The more I listen to Images & Words and the rest of their output, the clearer it becomes that it stands head and shoulders above the rest of their full length albums. The reason most likely is that because of the label problems and the frustratingly unfruitful search for a new vocalist they had years and years time to hone the material, making it extremely colourful and sophisticated. Pure instrumental magic, and when they did in the end find their vocalist, he fit the material perfectly.

Recorded at home turf slightly before the Marquee show, the band in general are in good shape, if that's a surprise to anyone. There actually are some rare sloppier moments and plain fuck-ups, like in the beginning of Take the Time when Moore misses his cue, but they're quite few and far between. The setlist is obviously mostly excellent given the album they were promoting, and a couple of future B-sides make an appearance as well. Detracting from the excellence is The Killing Hand, which could've been replaced by four or five better tracks from the debut album, and the less said about the drum solo interrupting The Ytse Jam the better.

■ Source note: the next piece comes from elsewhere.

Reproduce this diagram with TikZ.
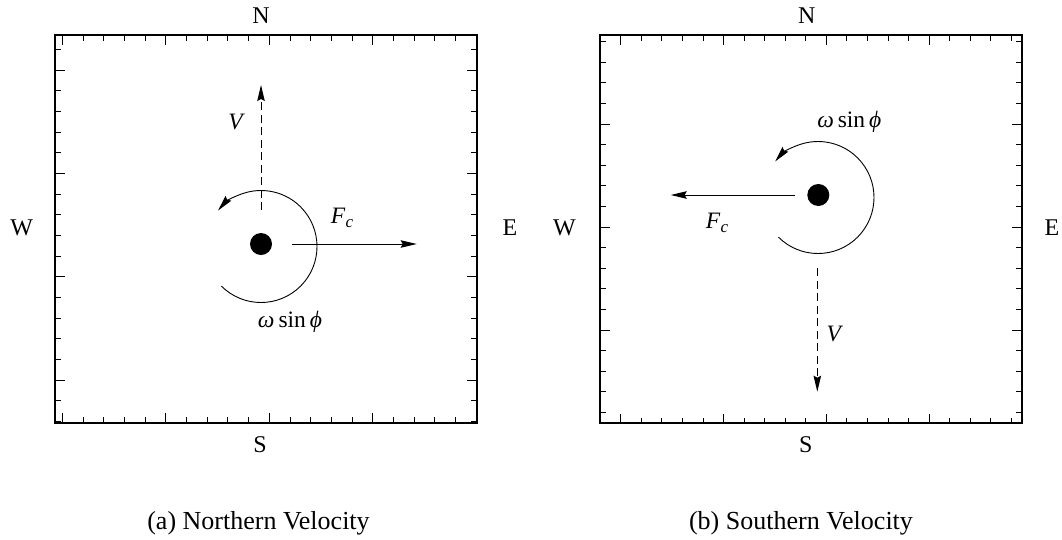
\documentclass[tikz,border=0pt]{standalone}
\usepackage{fontspec}
\setmainfont{Liberation Serif}
\usetikzlibrary{arrows.meta,calc}
\tikzset{
  frame/.style={line width=1.8pt},
  tickmark/.style={line width=0.9pt},
  compass/.style={font=\fontsize{24}{24}\selectfont, anchor=base, inner sep=0pt},
  caption/.style={font=\fontsize{26}{26}\selectfont, anchor=base, inner sep=0pt},
  lbl/.style={font=\fontsize{23.5}{23.5}\selectfont, anchor=base, inner sep=0pt},
  dot/.style={circle, fill=black, minimum size=22pt, inner sep=0pt},
  vec/.style={line width=1pt, -{Stealth[length=16pt,width=7.5pt,inset=2pt]}},
  dvec/.style={vec, dash pattern=on 8pt off 4.5pt},
  rot/.style={line width=0.9pt, -{Stealth[length=16pt,width=7.5pt,inset=2pt]}}
}
\newcommand{\Fc}{\textit{F}\raisebox{-4.5pt}{\fontsize{17}{17}\selectfont\textit{c}}}
\newcommand{\wsp}{\textit{ω}\,sin\,\textit{ϕ}}
\begin{document}
\begin{tikzpicture}[x=1pt,y=-1pt]
\useasboundingbox (0,0) rectangle (1062,539);
% ---------- left panel ----------
\draw[frame] (55.3,35) rectangle (476.7,422.7);
\foreach \k in {0,...,20}{
  \pgfmathsetmacro\xx{62.3+20.7*\k}
  \pgfmathsetmacro\len{ifthenelse(mod(\k,5)==0,9.5,5.5)}
  \draw[tickmark] (\xx,35) -- ++(0,\len);
  \draw[tickmark] (\xx,422.7) -- ++(0,-\len);
}
\foreach \j in {-1,...,17}{
  \pgfmathsetmacro\yy{70+20.67*\j}
  \pgfmathsetmacro\len{ifthenelse(mod(\j,5)==0,9.5,5.5)}
  \draw[tickmark] (55.3,\yy) -- ++(\len,0);
  \draw[tickmark] (476.7,\yy) -- ++(-\len,0);
}
\node[compass] (N1) at (261,23.3) {N};
\node[compass] (S1) at (260,452.7) {S};
\node[compass] (W1) at (21.7,235) {W};
\node[compass] (E1) at (510,235) {E};
\node[caption] (C1) at (258.5,529) {(a) Northern Velocity};
\node[dot] (D1) at (261,244) {};
\coordinate (A1c) at (261,246.5);
\draw[rot] ($(A1c)+(-225:56)$) arc[start angle=-225, end angle=-500, radius=56];
\coordinate (V1s) at (261,210);
\coordinate (V1e) at (261,85);
\draw[dvec] (V1s) -- (V1e);
\coordinate (F1s) at (292.3,244);
\coordinate (F1e) at (416.7,244);
\draw[vec] (F1s) -- (F1e);
\node[lbl] (LV1) at (236.7,129.3) {\textit{V}};
\node[lbl] (LF1) at (342,223) {\Fc};
\node[lbl] (LW1) at (290,327.3) {\wsp};
% ---------- right panel ----------
\draw[frame] (600,35) rectangle (1021.7,423.3);
\foreach \k in {-1,...,19}{
  \pgfmathsetmacro\xx{620.7+20.56*\k}
  \pgfmathsetmacro\len{ifthenelse(mod(\k,5)==0,9.5,5.5)}
  \draw[tickmark] (\xx,35) -- ++(0,\len);
  \draw[tickmark] (\xx,423.3) -- ++(0,-\len);
}
\foreach \j in {-4,...,14}{
  \pgfmathsetmacro\yy{124+20.6*\j}
  \pgfmathsetmacro\len{ifthenelse(mod(\j,5)==0,9.5,5.5)}
  \draw[tickmark] (600,\yy) -- ++(\len,0);
  \draw[tickmark] (1021.7,\yy) -- ++(-\len,0);
}
\node[compass] (N2) at (806.7,23.3) {N};
\node[compass] (S2) at (805.7,452.7) {S};
\node[compass] (W2) at (564.5,235) {W};
\node[compass] (E2) at (1052,235) {E};
\node[caption] (C2) at (801,529) {(b) Southern Velocity};
\node[dot] (D2) at (818.3,195) {};
\coordinate (A2c) at (818,197.5);
\draw[rot] ($(A2c)+(-225:56)$) arc[start angle=-225, end angle=-500, radius=56];
\coordinate (V2s) at (817.3,268.3);
\coordinate (V2e) at (817.3,391.7);
\draw[dvec] (V2s) -- (V2e);
\coordinate (F2s) at (795,195);
\coordinate (F2e) at (670.7,195);
\draw[vec] (F2s) -- (F2e);
\node[lbl] (LV2) at (835,341.7) {\textit{V}};
\node[lbl] (LF2) at (717,228.3) {\Fc};
\node[lbl] (LW2) at (849.3,127.7) {\wsp};
\end{tikzpicture}
\end{document}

LaBrie isn't having his strongest night here. Far too often he ends up wobbling somewhere around the correct pitch even in lower registers (in all fairness that's probably due to monitor problems rather than lack of skill, but for the listener it makes very little difference), and when his tour-strained range is not enough for the higher notes, he usually resorts to a croaking, ugly falsetto. But what he missed in accuracy he surprisingly well makes up in raw, gutsy delivery, and while he may at times come off as a slightly feminine choirboy with no real threat to his snarl, here he manages to be quite convincing. The chorus of Pull Me Under is my favourite example of this.

Historically the most interesting song is obviously the halfway-there-version of A Change of Seasons. And I say it was very very wise of them to leave it on the shelf for a few years. The structure of the song is very much ready, but the intro would be fleshed out a couple of minutes worth, a lot of the lyrics would be reworked, vocal arrangements would go through a lot of refining, and some soloing sections would be completely replaced. It might me just the force of habit of listening to the final version, but I'm still going to say that every single change they made was for the better, and this version is valuable mostly for being historically interesting.

When you see the word "bootleg", the first question is obviously the sound quality. And as far as bootlegs go, official or not, this one is rather a good one. A quite clear soundboard recording, with some variance in quality. Most of the time the instruments are well in balance, but at times it may feel difficult to find Petrucci in the mix. But most of the time it's fine.

If you have a choice betweeen Live at the Marquee and this one, don't hesitate to spend a few extra bucks, euros, what have you. The slightly inferior sound and performance quality are made up in the extensive set list. This is a very good live album.